Shopping

What VICE Readers Bought in March: Togo Sofa Dupes and ‘Sex Dust’

What VICE Readers Bought in March 2023: 'Sex Dust' and Hokas

Is it us, or is time flying? We blinked and it went from getting dark at 4 p.m. to the blissful post-daylight-savings dream of it still being light outside when leaving work. Let’s all let out a resounding huzzah as we thank the powers that be for lessening our seasonal depression and bestowing upon us the same glory and mercy that Gwyneth Paltrow is also currently enjoying post-trial-win. March is turning out to be a truly heavenly month. On top of celebrating Everything Everywhere All At Once stealing every Oscar with our own hot dog hands, we also explored how to achieve maximum resting potential during Sleep Week, and we’re gearing up for music festival season. It’s time for our March 2023 installment of What VICE Readers Bought This Month, so let’s delve into the stuff you guys went cuckoo-bananas over this month, before it’s April and we’re all stoned out of our minds.

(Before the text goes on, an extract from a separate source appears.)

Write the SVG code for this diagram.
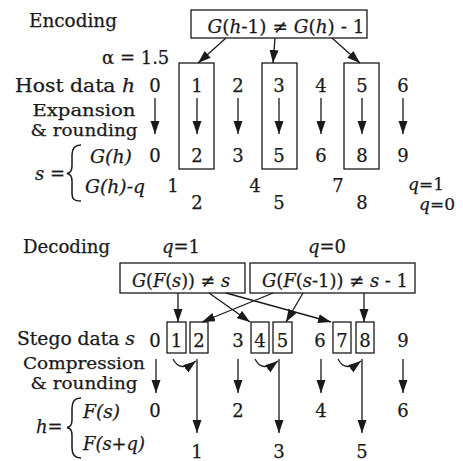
<svg xmlns="http://www.w3.org/2000/svg" width="463" height="461" viewBox="0 0 463 461">
<defs>
<marker id="ah" markerUnits="userSpaceOnUse" markerWidth="14" markerHeight="10" refX="13" refY="4.5" orient="auto">
<path d="M0,0 L13,4.5 L0,9 z" fill="#1a1a1a"/>
</marker>
<style>
text{font-family:"DejaVu Serif","Liberation Serif",serif;font-size:18px;fill:#1a1a1a;stroke:#1a1a1a;stroke-width:0.25}
.s17{font-size:17px}
.m{text-anchor:middle}
.i{font-style:italic}
.box{fill:none;stroke:#1a1a1a;stroke-width:1.3}
.ar{fill:none;stroke:#1a1a1a;stroke-width:1.3;marker-end:url(#ah)}
.br{fill:none;stroke:#1a1a1a;stroke-width:1.5}
</style>
</defs>
<rect width="463" height="461" fill="#fff"/>

<g id="encoding-labels">
<text x="29" y="27" textLength="88" lengthAdjust="spacingAndGlyphs">Encoding</text>
<text x="102" y="64">α = 1.5</text>
<text x="15" y="92" textLength="120" lengthAdjust="spacingAndGlyphs">Host data <tspan class="i">h</tspan></text>
<text class="m s17" x="84" y="116" textLength="103" lengthAdjust="spacingAndGlyphs">Expansion</text>
<text class="m s17" x="84" y="136" textLength="107" lengthAdjust="spacingAndGlyphs">&amp; rounding</text>
<text x="35" y="180"><tspan class="i">s</tspan> =</text>
<path class="br" d="M81,145 C74,145 72,149 72,155 L72,166 C72,171 70,173 67,173.5 C70,174 72,176 72,181 L72,193 C72,199 74,201 81,201"/>
<text class="i" x="90" y="163" textLength="42" lengthAdjust="spacingAndGlyphs">G(h)</text>
<text class="i" x="85" y="193" textLength="60" lengthAdjust="spacingAndGlyphs">G(h)-q</text>
</g>

<g id="enc-condition">
<rect class="box" x="191" y="10" width="176" height="28"/>
<text class="m" x="286" y="33" textLength="157" lengthAdjust="spacingAndGlyphs"><tspan class="i">G</tspan>(<tspan class="i">h</tspan>-1) ≠ <tspan class="i">G</tspan>(<tspan class="i">h</tspan>) - 1</text>
</g>

<g id="enc-boxes">
<rect class="box" x="179" y="63" width="35" height="106"/>
<rect class="box" x="262" y="63" width="35" height="106"/>
<rect class="box" x="344" y="63" width="35" height="106"/>
</g>

<g id="host-row">
<text class="m" x="155" y="92">0</text>
<text class="m" x="197" y="92">1</text>
<text class="m" x="238" y="92">2</text>
<text class="m" x="279" y="92">3</text>
<text class="m" x="321" y="92">4</text>
<text class="m" x="362" y="92">5</text>
<text class="m" x="403" y="92">6</text>
</g>

<g id="expanded-row">
<text class="m" x="155" y="162">0</text>
<text class="m" x="197" y="162">2</text>
<text class="m" x="238" y="162">3</text>
<text class="m" x="279" y="162">5</text>
<text class="m" x="321" y="162">6</text>
<text class="m" x="362" y="162">8</text>
<text class="m" x="403" y="162">9</text>
</g>

<g id="q-rows">
<text class="m" x="173" y="192">1</text>
<text class="m" x="255" y="192">4</text>
<text class="m" x="338" y="192">7</text>
<text class="s17" x="408" y="190"><tspan class="i">q</tspan>=1</text>
<text class="m" x="197" y="209">2</text>
<text class="m" x="279" y="209">5</text>
<text class="m" x="362" y="209">8</text>
<text class="s17" x="419" y="210"><tspan class="i">q</tspan>=0</text>
</g>

<g id="decoding-labels">
<text x="23" y="253" textLength="87" lengthAdjust="spacingAndGlyphs">Decoding</text>
<text x="162" y="253"><tspan class="i">q</tspan>=1</text>
<text x="308" y="253"><tspan class="i">q</tspan>=0</text>
<text x="17" y="345" textLength="118" lengthAdjust="spacingAndGlyphs">Stego data <tspan class="i">s</tspan></text>
<text class="m s17" x="84" y="369" textLength="122" lengthAdjust="spacingAndGlyphs">Compression</text>
<text class="m s17" x="84" y="389" textLength="107" lengthAdjust="spacingAndGlyphs">&amp; rounding</text>
<text x="36" y="433"><tspan class="i">h</tspan>=</text>
<path class="br" d="M81,398 C74,398 72,402 72,408 L72,420 C72,425 70,427 67,427.5 C70,428 72,430 72,435 L72,448 C72,454 74,458 81,458"/>
<text class="i" x="83" y="418" textLength="37" lengthAdjust="spacingAndGlyphs">F(s)</text>
<text class="i" x="83" y="450" textLength="62" lengthAdjust="spacingAndGlyphs">F(s+q)</text>
</g>

<g id="dec-condition-q1">
<rect class="box" x="120" y="263" width="125" height="30"/>
<text class="m" x="181" y="287" textLength="98" lengthAdjust="spacingAndGlyphs"><tspan class="i">G</tspan>(<tspan class="i">F</tspan>(<tspan class="i">s</tspan>)) ≠ <tspan class="i">s</tspan></text>
</g>
<g id="dec-condition-q0">
<rect class="box" x="250" y="263" width="165" height="30"/>
<text class="m" x="335" y="287" textLength="146" lengthAdjust="spacingAndGlyphs"><tspan class="i">G</tspan>(<tspan class="i">F</tspan>(<tspan class="i">s</tspan>-1)) ≠ <tspan class="i">s</tspan> - 1</text>
</g>

<g id="stego-boxes">
<rect class="box" x="167" y="322" width="19" height="31"/>
<rect class="box" x="190" y="322" width="18" height="31"/>
<rect class="box" x="251" y="322" width="18" height="31"/>
<rect class="box" x="273" y="322" width="19" height="31"/>
<rect class="box" x="333" y="322" width="18" height="31"/>
<rect class="box" x="356" y="322" width="18" height="31"/>
</g>

<g id="stego-row">
<text class="m" x="155" y="347">0</text>
<text class="m" x="176.5" y="347">1</text>
<text class="m" x="199" y="347">2</text>
<text class="m" x="238" y="347">3</text>
<text class="m" x="260" y="347">4</text>
<text class="m" x="282.5" y="347">5</text>
<text class="m" x="320" y="347">6</text>
<text class="m" x="342" y="347">7</text>
<text class="m" x="365" y="347">8</text>
<text class="m" x="403" y="347">9</text>
</g>

<g id="host-out-row">
<text class="m" x="155" y="417">0</text>
<text class="m" x="238" y="417">2</text>
<text class="m" x="321" y="417">4</text>
<text class="m" x="403" y="417">6</text>
<text class="m" x="197" y="458">1</text>
<text class="m" x="279" y="458">3</text>
<text class="m" x="362" y="458">5</text>
</g>

<g id="connectors">
<line class="ar" x1="226" y1="38" x2="198" y2="63"/>
<line class="ar" x1="275" y1="38" x2="273" y2="63"/>
<line class="ar" x1="332" y1="38" x2="360" y2="63"/>
<line class="ar" x1="155" y1="98" x2="155" y2="134"/>
<line class="ar" x1="197" y1="98" x2="197" y2="134"/>
<line class="ar" x1="238" y1="98" x2="238" y2="134"/>
<line class="ar" x1="279" y1="98" x2="279" y2="134"/>
<line class="ar" x1="321" y1="98" x2="321" y2="134"/>
<line class="ar" x1="362" y1="98" x2="362" y2="134"/>
<line class="ar" x1="403" y1="98" x2="403" y2="134"/>
<line class="ar" x1="178" y1="293" x2="178" y2="322"/>
<line class="ar" x1="209" y1="293" x2="250" y2="322"/>
<line class="ar" x1="226" y1="293" x2="331" y2="322"/>
<line class="ar" x1="273" y1="293" x2="202" y2="322"/>
<line class="ar" x1="303" y1="293" x2="286" y2="322"/>
<line class="ar" x1="364" y1="293" x2="364" y2="322"/>
<line class="ar" x1="156" y1="359" x2="156" y2="393"/>
<line class="ar" x1="238" y1="359" x2="238" y2="393"/>
<line class="ar" x1="321" y1="359" x2="321" y2="393"/>
<line class="ar" x1="403" y1="359" x2="403" y2="393"/>
<line class="ar" x1="197" y1="359" x2="197" y2="433"/>
<line class="ar" x1="279" y1="359" x2="279" y2="433"/>
<line class="ar" x1="362" y1="359" x2="362" y2="433"/>
<path class="ar" d="M173,359 Q180,373 196,361"/>
<path class="ar" d="M255,359 Q262,373 278,361"/>
<path class="ar" d="M338,359 Q345,373 361,361"/>
</g>
</svg>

It cums comes as no surprise that clit-sucking vibrators and Hoka Bondi 7s topped the list of things that VICE readers bought this month, because if there’s two things we know for sure, it’s that you guys love running and orgasms—keep up the good work. The rest of March’s best-sellers include pheromone perfume (for keeping things horny), a Japanese chef’s knife for mastering absolutely everything from Ina Garten’s bibliography, and nipple covers for… covering nipples. Read on for more of the top products VICE readers bought in March 2023.

Reach your climax

In the words of Rec Room’s senior writer and resident sexpert Mary Frances Knapp, who reviewed Rosie, the rose-shaped clit-sucker from Tracy’s Dog, “it made my clit swoon.” On top of being, like, totally aesthetically pleasing and clit-charming, this pretty suction toy is also super lightweight, made from body-safe silicone, and incredibly travel-friendly (it fits in the palm of your hand).

If you’d rather hump your toys, no sweat—readers also went ham for the Ruby Glow massager from Rocks-Off, which offers 10 speeds for you to ride along with. While it’s not the most discreet toy, “this vibrator wants to be full-on straddled and have you just go at it,” writes Knapp.

Speaking of sex….dust

Maybe you’re familiar with Moon Juice and the lore of founder Amanda Chantal Bacon, Father John Misty, and a stolen crystal, but have you actually tried its popular wellness products? It turns out that Sex Dust actually slaps. After ingesting Sex Dust every day for a month, senior writer Mary Frances Knapp “went into this experiment feeling skeptical, but I found myself feeling not only hornier from the adaptogen blend, but more creative and even open-minded.” Her only caveat: The dust is quite earthy, so “it begets a banana and date smoothie, or some hot chocolate.” Noted.

Run like the wind

It’s no secret that you freaks LOVE sneaker brand Hoka—us too, mateys. There’s just something about those chunky, pillowy soles that fulfill both our aesthetic and physical needs. “When it comes to Hokas, the Bondi 7s are god’s gift to the running world,” writes Nicolette Accardi in her review of the Bondi 7s—which are (luckily) currently on sale.

Do you want that TOGO?

We love our readers. Y’all have exceptional taste in decor, even if you don’t have a Logan Roy-level budget. We’re with you, babes—we’re also squirreling away our tax return for our next big purchase, which will either be a glorious Togo sofa or Wassily chair dupe. VICE readers have been buying this sick Togo armchair lookalike like hotcakes, and we don’t blame you—it’s plush velvet, highly rated, and only around $1,000, a steal compared to a real Togo sofa’s price tag.

I love the way you smell

And so will every other hot single hottie at the bar, hardcore show, and famer’s market. Baddies everywhere will be coming up to you in droves because of that je ne sais quoi. Pssst…. It’s this TikTok-famous pheromone oil that comes in a convenient roll-on that you can stash in your purse, gym bag, or back pocket  whenever you need a little extra confidence boost. One of our staff writers took it for a test run, and the results were interesting to say the least.

You need to cut it

Fancy knives can get really pricey, but as most professional chefs and avid home cooks know, all you really need is one good knife to tackle everything from fileting fish to julienning vegetables—just make sure you keep it nice and sharp, and clean and dry it after each use. This tried-and-true Imarku knife is one of our top picks under $100, and apparently, one of yours, too.

No more nippin’ out

God, don’t you hate it when the A/C flicks on mid-meeting and you find yourself peeking through your shirt? Us, too, which is why comfortable, trusty-worthy nipple covers (a.k.a. pasties) are truly a god-send. Writer Becca Blasdel reviewed a bunch last summer in hopes of having a carefree, braless season, and it turns out pasties make it possible. The two brands that are still flying off the shelves? Bare Necessities Nippies and Bonamona nipple covers.

See you next month, and thanks for shopping [rips bong].